El sistema de cuotas obligatorias es inaceptable para nosotros. Por varias razones. La primera es que no se puede aplicar. Por Hungría han pasado 400.000 refugiados. Si les asentamos hoy, ¿quién nos dirá que mañana no cogerán el portante para irse a Alemania, que es donde quiere ir la mayoría? Además va contra el sentido común; el sistema de cuotas es una invitación a que sigan viniendo emigrantes ilegales en oleadas, y a que nutran el negocio de los traficantes de seres humanos.
El Gobierno húngaro cree que ese pacto va contra las normas constitucionales de la UE, que establecen que no se pueda imponer a un Estado miembro quién debe residir en su territorio. Es una norma del Tratado de Dublín, que no puede ser reformada por una decisión del Consejo de Ministros de Justicia e Interior.

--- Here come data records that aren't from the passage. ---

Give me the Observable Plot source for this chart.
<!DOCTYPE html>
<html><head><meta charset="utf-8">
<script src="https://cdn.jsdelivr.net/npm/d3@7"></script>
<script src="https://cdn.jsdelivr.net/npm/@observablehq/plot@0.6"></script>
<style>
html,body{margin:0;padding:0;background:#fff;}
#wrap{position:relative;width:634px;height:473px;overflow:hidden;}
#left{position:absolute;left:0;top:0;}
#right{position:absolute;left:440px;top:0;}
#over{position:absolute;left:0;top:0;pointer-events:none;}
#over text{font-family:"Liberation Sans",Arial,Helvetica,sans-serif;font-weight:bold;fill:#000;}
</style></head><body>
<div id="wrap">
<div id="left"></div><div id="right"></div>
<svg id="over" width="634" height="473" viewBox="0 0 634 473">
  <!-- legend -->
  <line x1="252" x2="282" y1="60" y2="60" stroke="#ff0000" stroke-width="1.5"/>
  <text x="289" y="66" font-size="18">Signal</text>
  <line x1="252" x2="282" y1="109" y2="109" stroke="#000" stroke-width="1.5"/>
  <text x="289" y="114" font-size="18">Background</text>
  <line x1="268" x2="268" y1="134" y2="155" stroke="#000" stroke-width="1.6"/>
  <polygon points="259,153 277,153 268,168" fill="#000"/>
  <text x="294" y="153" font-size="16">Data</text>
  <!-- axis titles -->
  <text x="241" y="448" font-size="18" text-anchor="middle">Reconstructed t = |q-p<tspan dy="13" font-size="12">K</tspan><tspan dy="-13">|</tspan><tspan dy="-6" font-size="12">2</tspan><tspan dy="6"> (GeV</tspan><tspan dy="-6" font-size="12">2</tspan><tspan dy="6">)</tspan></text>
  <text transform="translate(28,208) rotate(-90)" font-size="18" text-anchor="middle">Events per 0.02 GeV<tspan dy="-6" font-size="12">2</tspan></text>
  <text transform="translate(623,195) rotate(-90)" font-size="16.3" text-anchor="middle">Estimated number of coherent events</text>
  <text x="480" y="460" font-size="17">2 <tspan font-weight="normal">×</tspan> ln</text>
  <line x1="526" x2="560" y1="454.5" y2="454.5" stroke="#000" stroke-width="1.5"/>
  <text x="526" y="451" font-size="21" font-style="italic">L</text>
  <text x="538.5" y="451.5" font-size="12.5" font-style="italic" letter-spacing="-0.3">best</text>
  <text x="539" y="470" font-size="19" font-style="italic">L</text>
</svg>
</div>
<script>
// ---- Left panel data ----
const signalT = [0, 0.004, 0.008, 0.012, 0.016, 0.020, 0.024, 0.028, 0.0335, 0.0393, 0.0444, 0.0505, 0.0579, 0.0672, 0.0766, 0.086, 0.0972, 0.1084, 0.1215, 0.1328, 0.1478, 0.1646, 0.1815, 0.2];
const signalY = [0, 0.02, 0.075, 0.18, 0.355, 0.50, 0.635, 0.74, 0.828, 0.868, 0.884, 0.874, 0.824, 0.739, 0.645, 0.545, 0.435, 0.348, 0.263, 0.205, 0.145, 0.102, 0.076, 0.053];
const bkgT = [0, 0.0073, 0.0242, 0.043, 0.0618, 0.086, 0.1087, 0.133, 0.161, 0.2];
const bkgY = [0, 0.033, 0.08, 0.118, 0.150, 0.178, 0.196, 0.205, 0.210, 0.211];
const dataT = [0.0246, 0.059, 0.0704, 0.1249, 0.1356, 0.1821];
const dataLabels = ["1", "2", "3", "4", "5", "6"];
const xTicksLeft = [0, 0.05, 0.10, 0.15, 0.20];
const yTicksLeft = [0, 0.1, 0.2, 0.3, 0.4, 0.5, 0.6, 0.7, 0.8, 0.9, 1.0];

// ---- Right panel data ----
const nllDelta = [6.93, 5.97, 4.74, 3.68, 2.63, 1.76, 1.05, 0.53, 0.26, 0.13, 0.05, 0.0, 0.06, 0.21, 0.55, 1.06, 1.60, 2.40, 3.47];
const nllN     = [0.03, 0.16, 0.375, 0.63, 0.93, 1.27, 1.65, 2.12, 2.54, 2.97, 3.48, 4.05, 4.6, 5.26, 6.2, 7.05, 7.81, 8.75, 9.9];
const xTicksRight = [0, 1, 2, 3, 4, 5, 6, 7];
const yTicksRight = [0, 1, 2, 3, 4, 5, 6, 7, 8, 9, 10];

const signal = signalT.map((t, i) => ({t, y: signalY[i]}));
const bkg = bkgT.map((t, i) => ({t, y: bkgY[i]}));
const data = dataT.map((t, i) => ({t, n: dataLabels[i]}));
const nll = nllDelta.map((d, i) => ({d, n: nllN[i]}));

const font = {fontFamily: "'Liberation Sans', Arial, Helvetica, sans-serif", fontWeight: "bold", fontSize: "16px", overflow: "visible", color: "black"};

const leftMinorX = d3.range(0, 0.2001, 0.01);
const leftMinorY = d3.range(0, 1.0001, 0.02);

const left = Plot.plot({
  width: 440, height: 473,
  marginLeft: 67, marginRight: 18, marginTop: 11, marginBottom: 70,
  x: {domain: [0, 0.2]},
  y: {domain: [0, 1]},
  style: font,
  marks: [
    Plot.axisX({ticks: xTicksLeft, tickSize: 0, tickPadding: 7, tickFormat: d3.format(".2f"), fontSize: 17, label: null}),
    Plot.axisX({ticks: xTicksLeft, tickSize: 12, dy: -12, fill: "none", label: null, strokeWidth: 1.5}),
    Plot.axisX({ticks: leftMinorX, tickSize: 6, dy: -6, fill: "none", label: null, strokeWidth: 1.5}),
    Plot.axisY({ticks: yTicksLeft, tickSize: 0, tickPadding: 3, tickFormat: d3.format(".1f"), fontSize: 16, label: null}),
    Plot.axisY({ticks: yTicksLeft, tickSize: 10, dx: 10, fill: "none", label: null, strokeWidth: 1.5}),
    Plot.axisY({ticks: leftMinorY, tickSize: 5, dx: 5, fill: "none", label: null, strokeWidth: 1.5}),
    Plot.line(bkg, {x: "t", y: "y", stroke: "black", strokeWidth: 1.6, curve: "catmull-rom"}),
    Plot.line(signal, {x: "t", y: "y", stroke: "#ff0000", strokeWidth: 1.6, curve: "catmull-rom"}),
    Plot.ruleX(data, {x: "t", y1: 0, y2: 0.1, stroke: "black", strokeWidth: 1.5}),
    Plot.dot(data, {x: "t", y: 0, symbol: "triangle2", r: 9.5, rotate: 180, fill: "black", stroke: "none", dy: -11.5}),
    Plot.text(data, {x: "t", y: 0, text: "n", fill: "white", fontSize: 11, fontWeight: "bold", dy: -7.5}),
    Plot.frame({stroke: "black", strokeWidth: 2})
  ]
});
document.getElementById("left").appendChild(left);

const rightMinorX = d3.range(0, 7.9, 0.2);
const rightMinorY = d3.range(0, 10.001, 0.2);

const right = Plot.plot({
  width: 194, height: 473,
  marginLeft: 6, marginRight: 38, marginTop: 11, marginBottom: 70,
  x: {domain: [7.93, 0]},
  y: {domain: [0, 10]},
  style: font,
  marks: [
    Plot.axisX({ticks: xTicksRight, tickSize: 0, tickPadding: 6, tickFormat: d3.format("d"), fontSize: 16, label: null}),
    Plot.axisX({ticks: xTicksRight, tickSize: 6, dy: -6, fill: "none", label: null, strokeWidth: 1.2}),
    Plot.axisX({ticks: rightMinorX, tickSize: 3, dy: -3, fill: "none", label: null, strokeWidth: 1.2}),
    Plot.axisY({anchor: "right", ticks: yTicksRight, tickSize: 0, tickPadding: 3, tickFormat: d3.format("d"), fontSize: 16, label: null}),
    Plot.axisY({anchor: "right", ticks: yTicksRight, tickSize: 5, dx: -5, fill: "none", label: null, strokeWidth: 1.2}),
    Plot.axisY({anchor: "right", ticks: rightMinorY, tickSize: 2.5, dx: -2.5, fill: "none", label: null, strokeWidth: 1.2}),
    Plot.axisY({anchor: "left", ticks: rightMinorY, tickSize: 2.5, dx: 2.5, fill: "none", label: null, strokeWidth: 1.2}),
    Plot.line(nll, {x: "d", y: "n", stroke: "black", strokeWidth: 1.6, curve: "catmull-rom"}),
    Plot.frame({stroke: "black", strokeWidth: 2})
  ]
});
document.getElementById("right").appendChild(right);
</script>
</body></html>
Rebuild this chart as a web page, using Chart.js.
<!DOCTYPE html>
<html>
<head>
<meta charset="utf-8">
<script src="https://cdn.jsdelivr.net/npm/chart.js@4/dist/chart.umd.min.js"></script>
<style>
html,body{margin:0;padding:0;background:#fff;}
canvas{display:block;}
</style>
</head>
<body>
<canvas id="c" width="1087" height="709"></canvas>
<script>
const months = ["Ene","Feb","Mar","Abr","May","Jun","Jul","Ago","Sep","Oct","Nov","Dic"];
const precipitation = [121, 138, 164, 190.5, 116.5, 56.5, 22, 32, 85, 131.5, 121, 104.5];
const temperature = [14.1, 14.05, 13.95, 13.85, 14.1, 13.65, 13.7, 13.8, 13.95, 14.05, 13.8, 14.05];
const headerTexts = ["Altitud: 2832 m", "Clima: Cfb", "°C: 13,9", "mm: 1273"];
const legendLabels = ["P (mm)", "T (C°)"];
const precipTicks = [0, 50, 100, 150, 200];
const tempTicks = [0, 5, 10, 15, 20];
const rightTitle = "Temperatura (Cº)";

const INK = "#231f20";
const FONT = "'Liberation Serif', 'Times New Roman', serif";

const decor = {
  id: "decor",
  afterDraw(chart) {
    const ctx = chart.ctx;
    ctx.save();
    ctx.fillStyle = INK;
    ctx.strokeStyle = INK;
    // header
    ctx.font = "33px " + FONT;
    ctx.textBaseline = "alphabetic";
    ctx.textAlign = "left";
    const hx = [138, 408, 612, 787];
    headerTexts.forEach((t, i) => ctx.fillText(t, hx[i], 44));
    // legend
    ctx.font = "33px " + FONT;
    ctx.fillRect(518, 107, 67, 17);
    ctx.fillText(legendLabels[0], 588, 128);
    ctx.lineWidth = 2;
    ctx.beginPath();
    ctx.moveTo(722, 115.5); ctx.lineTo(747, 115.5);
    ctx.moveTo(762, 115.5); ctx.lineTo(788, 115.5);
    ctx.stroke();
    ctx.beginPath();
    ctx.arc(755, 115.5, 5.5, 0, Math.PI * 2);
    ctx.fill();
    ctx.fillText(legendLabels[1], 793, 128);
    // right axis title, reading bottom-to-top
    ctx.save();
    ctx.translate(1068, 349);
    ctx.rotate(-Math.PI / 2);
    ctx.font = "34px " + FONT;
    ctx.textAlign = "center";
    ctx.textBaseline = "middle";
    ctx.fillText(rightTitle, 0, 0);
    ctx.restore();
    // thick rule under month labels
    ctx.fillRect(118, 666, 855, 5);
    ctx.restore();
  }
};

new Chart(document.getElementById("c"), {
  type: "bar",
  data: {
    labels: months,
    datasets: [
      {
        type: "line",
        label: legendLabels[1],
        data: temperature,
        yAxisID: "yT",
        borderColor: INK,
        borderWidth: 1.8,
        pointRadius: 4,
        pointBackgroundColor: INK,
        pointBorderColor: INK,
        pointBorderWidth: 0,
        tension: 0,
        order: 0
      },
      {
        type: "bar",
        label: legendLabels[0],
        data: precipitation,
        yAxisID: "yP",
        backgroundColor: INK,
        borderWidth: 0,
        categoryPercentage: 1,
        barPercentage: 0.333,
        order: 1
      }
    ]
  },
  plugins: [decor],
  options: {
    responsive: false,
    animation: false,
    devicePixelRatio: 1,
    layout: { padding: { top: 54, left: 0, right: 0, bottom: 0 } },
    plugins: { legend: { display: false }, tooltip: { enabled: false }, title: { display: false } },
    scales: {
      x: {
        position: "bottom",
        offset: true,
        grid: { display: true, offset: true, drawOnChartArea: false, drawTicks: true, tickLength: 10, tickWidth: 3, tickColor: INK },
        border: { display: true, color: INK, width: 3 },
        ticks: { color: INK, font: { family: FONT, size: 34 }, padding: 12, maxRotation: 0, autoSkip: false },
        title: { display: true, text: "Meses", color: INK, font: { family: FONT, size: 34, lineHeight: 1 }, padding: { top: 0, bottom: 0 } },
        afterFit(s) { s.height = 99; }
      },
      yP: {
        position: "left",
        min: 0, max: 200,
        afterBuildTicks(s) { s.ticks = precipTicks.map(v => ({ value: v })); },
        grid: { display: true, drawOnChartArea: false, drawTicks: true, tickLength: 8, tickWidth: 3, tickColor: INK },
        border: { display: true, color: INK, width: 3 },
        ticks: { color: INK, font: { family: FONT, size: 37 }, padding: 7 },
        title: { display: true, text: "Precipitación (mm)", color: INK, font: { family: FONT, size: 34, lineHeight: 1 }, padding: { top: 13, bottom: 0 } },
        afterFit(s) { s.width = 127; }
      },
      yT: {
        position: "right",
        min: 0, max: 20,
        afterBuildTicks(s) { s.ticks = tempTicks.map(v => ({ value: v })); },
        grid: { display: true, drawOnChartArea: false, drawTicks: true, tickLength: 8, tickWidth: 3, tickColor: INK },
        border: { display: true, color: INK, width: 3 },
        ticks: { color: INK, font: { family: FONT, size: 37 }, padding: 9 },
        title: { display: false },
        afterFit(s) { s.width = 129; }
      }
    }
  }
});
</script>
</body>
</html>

La caridad consiste en ayudar a la gente allí donde se encuentra, y eso es lo que hacemos nosotros con nuestra ayuda concreta a proyectos en favor de las comunidades árabes más castigadas por las guerras. Cuando negociamos esos planes con los líderes de las iglesias locales, todos nos dicen lo mismo: “Por favor, no se lleven a Europa a nuestros cristianos, porque si lo hacen nuestras comunidades desaparecerán de Oriente Próximo”.
Por otro lado, nos parece vergonzoso que nos acusen de xenófobos, y se nos niegue el derecho a abrir un debate en Europa sobre el problema de la inmigración, donde cada uno exponga sus razones. ¿Qué clase de democracia es la que obliga a todos a pensar lo mismo, para evitar que se le cuelgue el estigma de xenófobo o antisemita?